By reducing energy use, the retrofit plan envisions cutting down the pollution
the Empire State Building produces by 105,000 metric tons of carbon dioxide
emissions a year, although the number of emissions currently emitted was not
immediately available.

“They’re showing the rest of the city that existing buildings, no matter how
tall they are, no matter how old they are, can take steps to significantly
reduce their energy consumption,” Mr. Bloomberg said.

The largest energy guzzlers at the Empire State Building are lighting, cooling
and heating, said Paul Rode, a project executive with Johnson Controls, the
retrofit designer. The building has 302 office tenants but is occupied by about
13,000 people a day, including visitors to the observatories on the 86th and
102nd floors that are open to the public 18 hours a day, seven days a week.
The designers said that about half the reduction in energy use will be achieved
in the first two years of the project as they retrofit the double hung operable
windows, insulate behind radiators and rebuild chillers in the cooling plant in the basement.

To avoid transportation-related pollution, the windows will be redone on site,
by adding a layer of coated film between two glass panes to increase insulation.
at a rate of 50 windows a day.

In all, the retrofit consists of eight projects, including upgrades to the
electrical and ventilation systems and installation of sophisticated electronic
instrumentation.

The biggest challenge in planning the project, Mr. Rode said, was to figure out
what was behind the walls and the ceilings of the 78-year-old skyscraper — in
the absence of original drawings and specifications.

“It took a lot of investigative work,” Mr. Rode said.

The plan also calls for tenants’ involvement in monitoring their own energy use
in their offices through a Web-based dashboard accessible from their computers,
which keeps track of how much energy is being used and where.

Some tenants are already ahead of their landlord.

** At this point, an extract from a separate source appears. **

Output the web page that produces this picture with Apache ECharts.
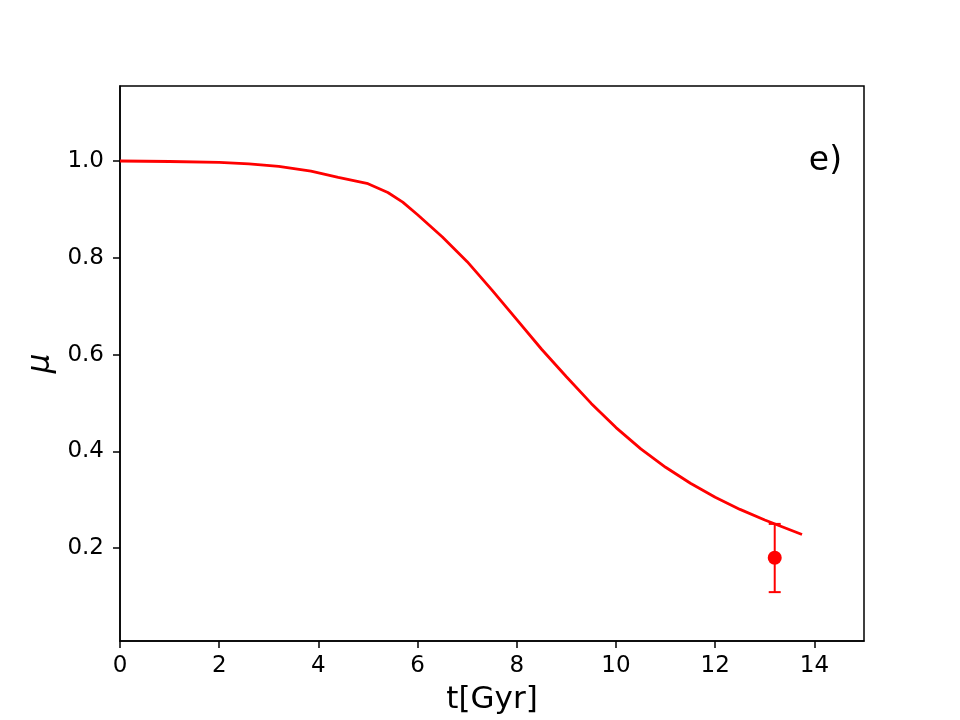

Skanska, a Swedish
construction company that took over the 32nd floor in November with 80
employees, renovated its 24,400 square feet of office space to green standards
like daylight sensors to conserve energy and dual-flush toilets to avoid wasting
water.

The company, which says it has cut its electric bill by one-third with the
improvements, is seeking platinum certification, the highest level awarded by
the United States Green Building Council, which certifies buildings and
commercial interiors for energy, water efficiency and other green features.
The federal Environmental Protection Agency rates buildings for energy
efficiency under its Energy Star program, and 6,200 commercial and institutional
buildings have earned the label by achieving 30 to 40 percent greater efficiency
than their peers. The Empire State Building is expected to fall in the top 10
percent of Energy Star office buildings when its renovation is completed, the
project designers said.

While the energy-saving improvements will be substantial, no one visiting the
building is very likely to notice them — most involve slight changes or will be
hidden in the building’s innards. The night lighting that makes the building a
distinctive part of the city’s skyline represents a small draw of energy during
off-peak hours and will continue without changes, Mr. Malkin said.
He said the green features will be highlighted for visitors as an educational
tool, and tenants may also see a mark-up on rents because of the desirability of
green features.

Jacques Catafago, president of the Empire State Building Tenants Association,
called making the building more energy-efficient “a laudable effort” but said
that rent increases were a concern. Mr. Catafago, a lawyer whose firm has been
in the building since 1990, said that “34th Street is not 57th Street — the
rents are very reasonable here.”


But Mr. Malkin said he was looking at the larger goal.
“If we don’t change our unsustainable practices and the amount of energy we
consume, if we don’t make our city more efficient, we’re toast,” he said. “We
won’t be able to avoid the sort of changes that would spell a reduced quality of life.”